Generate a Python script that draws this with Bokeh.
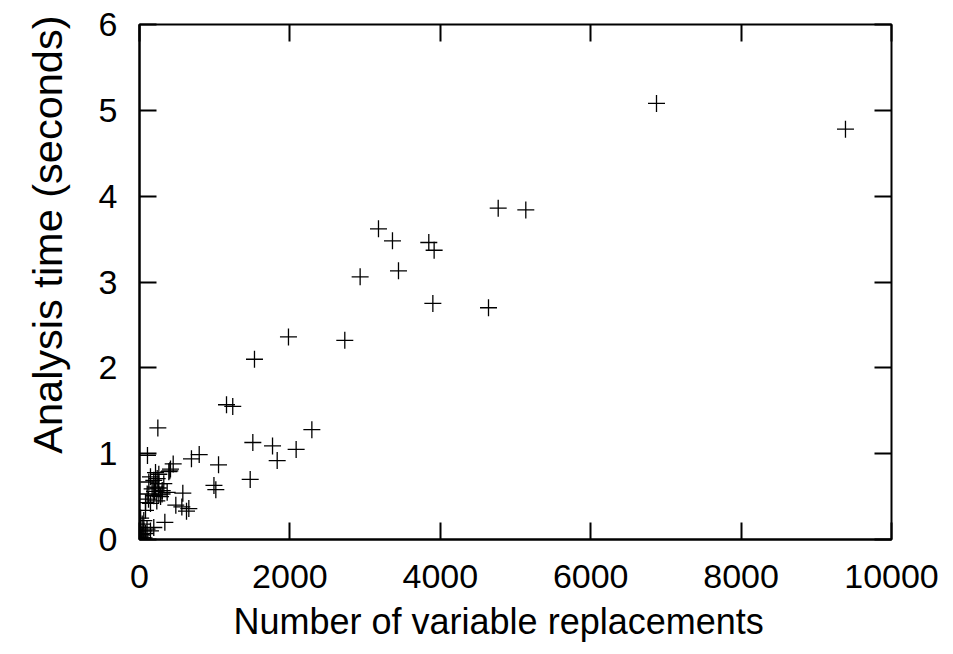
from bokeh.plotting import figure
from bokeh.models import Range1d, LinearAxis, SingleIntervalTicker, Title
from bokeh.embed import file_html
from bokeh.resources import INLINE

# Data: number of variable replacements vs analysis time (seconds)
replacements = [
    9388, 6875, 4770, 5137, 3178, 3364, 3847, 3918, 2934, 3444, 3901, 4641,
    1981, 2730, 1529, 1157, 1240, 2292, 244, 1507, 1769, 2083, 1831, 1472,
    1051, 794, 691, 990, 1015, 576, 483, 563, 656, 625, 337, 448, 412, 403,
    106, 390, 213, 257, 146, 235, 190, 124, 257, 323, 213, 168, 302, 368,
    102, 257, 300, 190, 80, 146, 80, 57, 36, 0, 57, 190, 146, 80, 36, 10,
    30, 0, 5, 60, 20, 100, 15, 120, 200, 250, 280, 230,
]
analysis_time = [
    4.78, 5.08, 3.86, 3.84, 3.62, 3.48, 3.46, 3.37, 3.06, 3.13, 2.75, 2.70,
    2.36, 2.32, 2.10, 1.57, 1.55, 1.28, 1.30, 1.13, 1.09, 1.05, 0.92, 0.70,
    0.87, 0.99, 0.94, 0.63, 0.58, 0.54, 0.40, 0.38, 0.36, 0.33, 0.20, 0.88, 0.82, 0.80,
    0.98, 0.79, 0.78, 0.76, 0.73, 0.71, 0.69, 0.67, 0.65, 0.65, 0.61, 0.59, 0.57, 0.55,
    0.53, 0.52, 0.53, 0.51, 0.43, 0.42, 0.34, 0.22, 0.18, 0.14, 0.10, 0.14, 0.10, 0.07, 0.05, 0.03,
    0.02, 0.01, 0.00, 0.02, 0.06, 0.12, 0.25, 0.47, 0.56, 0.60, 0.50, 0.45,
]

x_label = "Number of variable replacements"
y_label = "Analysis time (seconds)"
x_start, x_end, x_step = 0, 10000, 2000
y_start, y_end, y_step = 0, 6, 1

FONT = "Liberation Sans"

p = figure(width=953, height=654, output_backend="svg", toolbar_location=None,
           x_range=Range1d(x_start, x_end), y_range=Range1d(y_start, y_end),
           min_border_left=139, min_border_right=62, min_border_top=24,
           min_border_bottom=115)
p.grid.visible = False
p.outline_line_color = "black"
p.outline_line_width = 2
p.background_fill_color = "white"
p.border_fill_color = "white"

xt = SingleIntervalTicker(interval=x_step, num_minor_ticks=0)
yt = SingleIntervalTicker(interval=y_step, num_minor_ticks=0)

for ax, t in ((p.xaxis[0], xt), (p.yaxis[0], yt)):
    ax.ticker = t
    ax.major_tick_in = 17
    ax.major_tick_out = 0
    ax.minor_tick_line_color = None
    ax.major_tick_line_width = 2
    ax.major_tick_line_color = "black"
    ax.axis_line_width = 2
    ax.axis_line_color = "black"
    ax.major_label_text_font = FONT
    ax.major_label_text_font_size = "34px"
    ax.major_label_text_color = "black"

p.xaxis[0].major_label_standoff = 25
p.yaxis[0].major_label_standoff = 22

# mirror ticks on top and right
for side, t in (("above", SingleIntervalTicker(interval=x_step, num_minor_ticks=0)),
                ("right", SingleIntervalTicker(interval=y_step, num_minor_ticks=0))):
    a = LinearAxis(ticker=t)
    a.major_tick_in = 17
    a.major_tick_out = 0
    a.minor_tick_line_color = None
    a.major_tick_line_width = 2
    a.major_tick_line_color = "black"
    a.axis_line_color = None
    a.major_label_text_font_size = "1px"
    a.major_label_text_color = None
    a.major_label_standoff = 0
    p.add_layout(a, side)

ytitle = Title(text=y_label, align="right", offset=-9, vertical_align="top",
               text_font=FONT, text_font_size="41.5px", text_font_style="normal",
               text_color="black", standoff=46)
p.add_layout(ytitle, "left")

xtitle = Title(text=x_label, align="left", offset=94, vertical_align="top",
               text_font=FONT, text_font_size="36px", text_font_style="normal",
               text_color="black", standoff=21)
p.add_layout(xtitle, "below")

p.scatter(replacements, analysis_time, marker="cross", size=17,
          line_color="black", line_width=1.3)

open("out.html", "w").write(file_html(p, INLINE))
==
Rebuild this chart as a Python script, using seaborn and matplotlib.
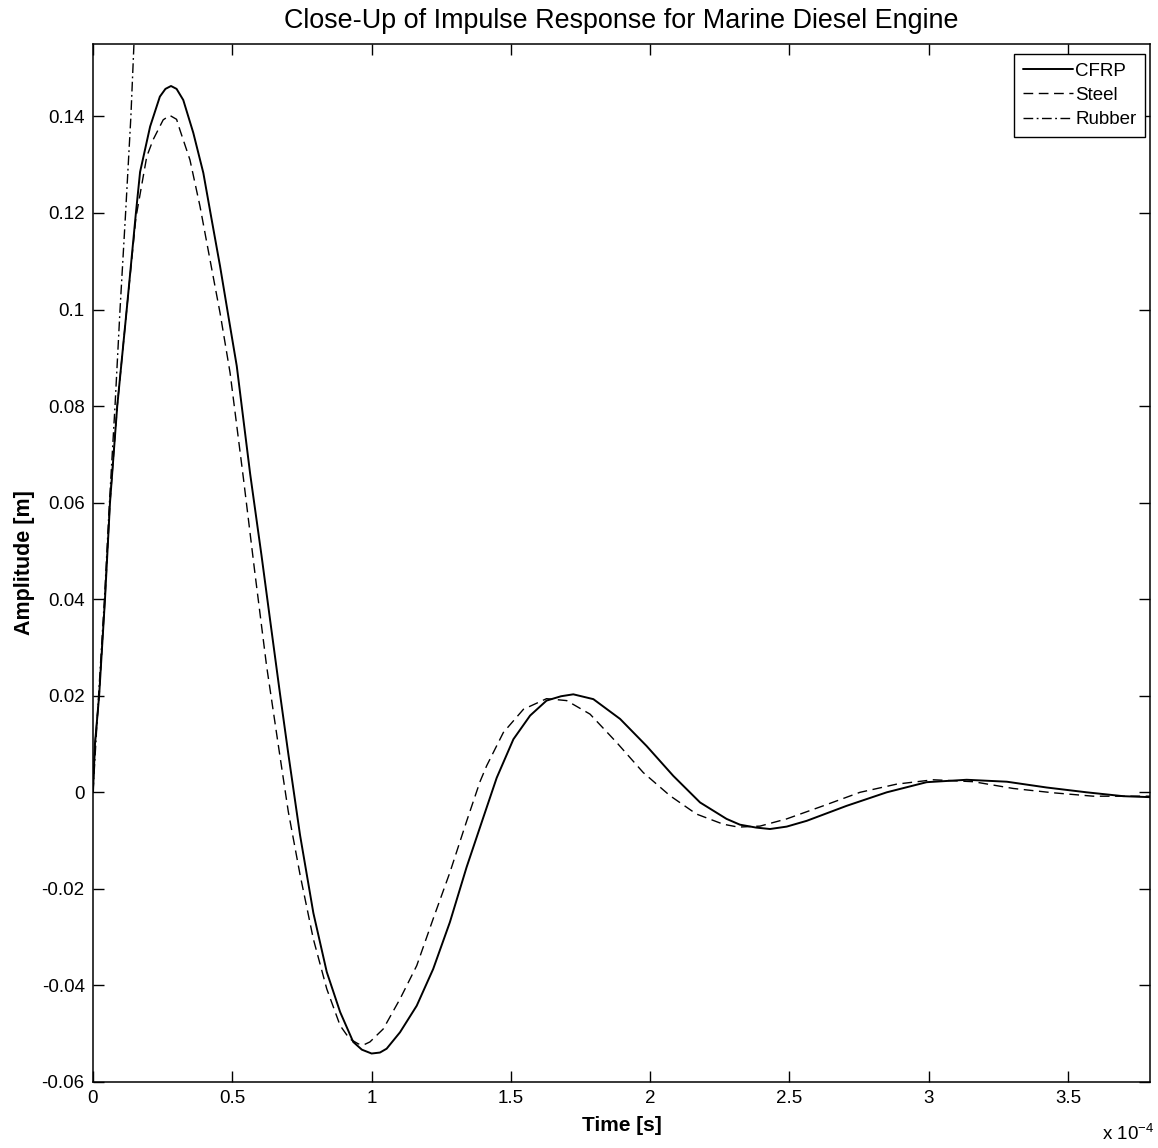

● The request
Filter the entries and copy out every line with the word "script".

● Reply
Generate a Python script that draws this with Bokeh.
Rebuild this chart as a Python script, using seaborn and matplotlib.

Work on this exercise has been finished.